From "The Statement," a monthly e-zine for the professional designer:
Great art shows us beauty that is often overlooked. It teaches us to see our everyday world with new eyes. Pamela Lawton has done just that, showing us a view of the city we may not have noticed; the endless reflections of one glass building onto another. “Liquid City”, a series of paintings that captures this phenomenon, is fluid, undulating, colorful and alive. The work is both emotional and musical, as the colors seem to waver with emotion. “Most tourists experience the city from the street level. They're interested in street events," says Lawton. "Instead, I'm looking high up at a beautiful skyscraper that's kind of timeless because it's capturing light, it's capturing rhythms and nature.”
In the late 1990s the Lower Manhattan Cultural Council had a program that allowed artists to use the unoccupied 10% of the World Trade Center as studio space. It was here that Lawton occupied different studios that looked out onto the adjacent buildings. She noticed that the reflections of the other towers in their glass facades appeared to move and change throughout the day. Lawton explains, "I noticed the architecture, kind of '70s architecture, tends to have distorted glass. I was also experiencing the kind of vertical vertigo that you get when you're in the World Trade Center You know, that kind of 'woosh' of the elevator and the swaying of the building. So I wanted to include that in my work as well."
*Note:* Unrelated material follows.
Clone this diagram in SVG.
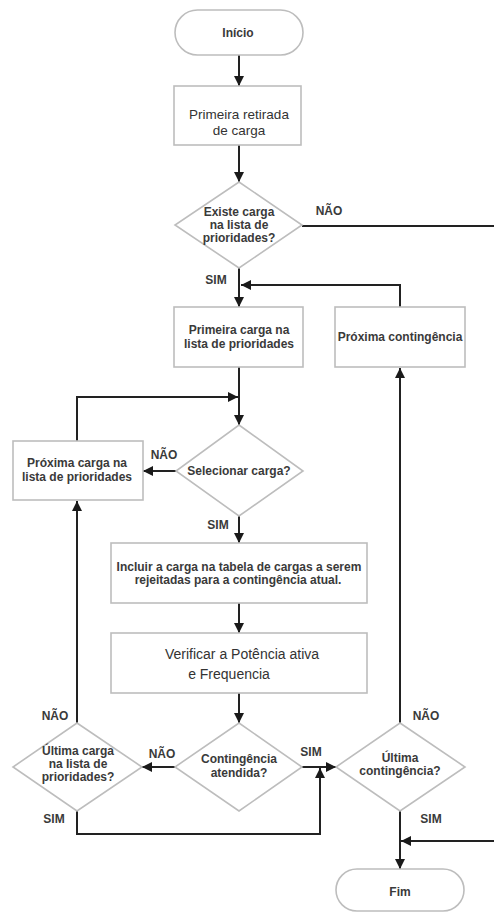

So many artists and poets have spoken to the play of light and reflection on the surface of water that it seems remarkable that no one until Lawton had paid homage to this occurrence in glass. After all, the glass curtain wall is one of the most defining elements of the modern urban landscape. Liquid City is not only intriguing to look at, it is aptly named, as glass is a cooled liquid. Sand and lime are heated until they are molten, and when this fiery liquid cools it forms into glass. The Ancient Egyptian word for glass was iner en wedeh, which translates as “stone of the kind that flows.” On a molecular level, glass is amorphous like a liquid, and not crystalline like other solid materials.
Liquid City makes us love the concrete jungle in a whole new way.